** Start of Data segment **
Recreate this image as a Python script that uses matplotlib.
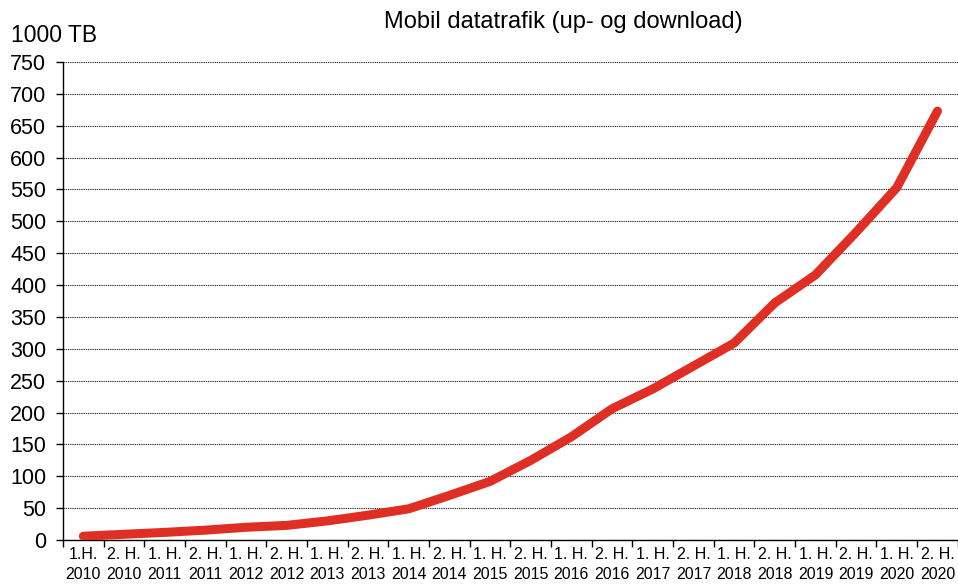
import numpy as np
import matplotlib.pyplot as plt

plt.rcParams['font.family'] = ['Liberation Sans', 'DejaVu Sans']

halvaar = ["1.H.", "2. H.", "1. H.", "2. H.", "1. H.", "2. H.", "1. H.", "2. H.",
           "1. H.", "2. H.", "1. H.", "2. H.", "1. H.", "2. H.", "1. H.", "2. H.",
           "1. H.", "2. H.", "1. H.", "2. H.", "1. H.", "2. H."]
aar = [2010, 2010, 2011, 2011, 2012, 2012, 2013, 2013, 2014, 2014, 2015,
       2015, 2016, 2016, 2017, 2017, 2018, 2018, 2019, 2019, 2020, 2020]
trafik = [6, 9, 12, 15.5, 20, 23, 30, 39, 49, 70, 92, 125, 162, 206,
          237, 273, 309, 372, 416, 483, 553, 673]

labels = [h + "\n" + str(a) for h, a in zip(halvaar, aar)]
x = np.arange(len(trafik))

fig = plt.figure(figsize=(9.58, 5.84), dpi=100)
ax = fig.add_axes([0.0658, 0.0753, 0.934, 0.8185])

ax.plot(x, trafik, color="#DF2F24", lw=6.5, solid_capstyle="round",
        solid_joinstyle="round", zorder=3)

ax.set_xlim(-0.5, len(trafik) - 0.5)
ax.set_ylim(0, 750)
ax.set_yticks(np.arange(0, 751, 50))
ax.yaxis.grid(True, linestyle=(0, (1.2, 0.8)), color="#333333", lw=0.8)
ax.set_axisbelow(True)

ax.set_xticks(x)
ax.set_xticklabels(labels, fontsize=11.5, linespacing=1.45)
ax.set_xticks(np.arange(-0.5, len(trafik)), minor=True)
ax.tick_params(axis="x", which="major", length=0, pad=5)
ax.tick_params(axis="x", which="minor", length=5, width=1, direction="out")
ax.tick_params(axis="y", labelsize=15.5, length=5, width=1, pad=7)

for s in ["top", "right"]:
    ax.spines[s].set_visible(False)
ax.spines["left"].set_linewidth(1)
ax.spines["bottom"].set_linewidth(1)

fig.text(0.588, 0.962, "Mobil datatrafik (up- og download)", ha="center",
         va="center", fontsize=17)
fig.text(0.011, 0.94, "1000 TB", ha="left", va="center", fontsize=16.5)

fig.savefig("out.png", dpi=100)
** End of Data segment **
[Work instructions] Leave out the pictures and copy the rest of the material above exactly.

[Finished task]
Recreate this image as a Python script that uses matplotlib.
import numpy as np
import matplotlib.pyplot as plt

plt.rcParams['font.family'] = ['Liberation Sans', 'DejaVu Sans']

halvaar = ["1.H.", "2. H.", "1. H.", "2. H.", "1. H.", "2. H.", "1. H.", "2. H.",
           "1. H.", "2. H.", "1. H.", "2. H.", "1. H.", "2. H.", "1. H.", "2. H.",
           "1. H.", "2. H.", "1. H.", "2. H.", "1. H.", "2. H."]
aar = [2010, 2010, 2011, 2011, 2012, 2012, 2013, 2013, 2014, 2014, 2015,
       2015, 2016, 2016, 2017, 2017, 2018, 2018, 2019, 2019, 2020, 2020]
trafik = [6, 9, 12, 15.5, 20, 23, 30, 39, 49, 70, 92, 125, 162, 206,
          237, 273, 309, 372, 416, 483, 553, 673]

labels = [h + "\n" + str(a) for h, a in zip(halvaar, aar)]
x = np.arange(len(trafik))

fig = plt.figure(figsize=(9.58, 5.84), dpi=100)
ax = fig.add_axes([0.0658, 0.0753, 0.934, 0.8185])

ax.plot(x, trafik, color="#DF2F24", lw=6.5, solid_capstyle="round",
        solid_joinstyle="round", zorder=3)

ax.set_xlim(-0.5, len(trafik) - 0.5)
ax.set_ylim(0, 750)
ax.set_yticks(np.arange(0, 751, 50))
ax.yaxis.grid(True, linestyle=(0, (1.2, 0.8)), color="#333333", lw=0.8)
ax.set_axisbelow(True)

ax.set_xticks(x)
ax.set_xticklabels(labels, fontsize=11.5, linespacing=1.45)
ax.set_xticks(np.arange(-0.5, len(trafik)), minor=True)
ax.tick_params(axis="x", which="major", length=0, pad=5)
ax.tick_params(axis="x", which="minor", length=5, width=1, direction="out")
ax.tick_params(axis="y", labelsize=15.5, length=5, width=1, pad=7)

for s in ["top", "right"]:
    ax.spines[s].set_visible(False)
ax.spines["left"].set_linewidth(1)
ax.spines["bottom"].set_linewidth(1)

fig.text(0.588, 0.962, "Mobil datatrafik (up- og download)", ha="center",
         va="center", fontsize=17)
fig.text(0.011, 0.94, "1000 TB", ha="left", va="center", fontsize=16.5)

fig.savefig("out.png", dpi=100)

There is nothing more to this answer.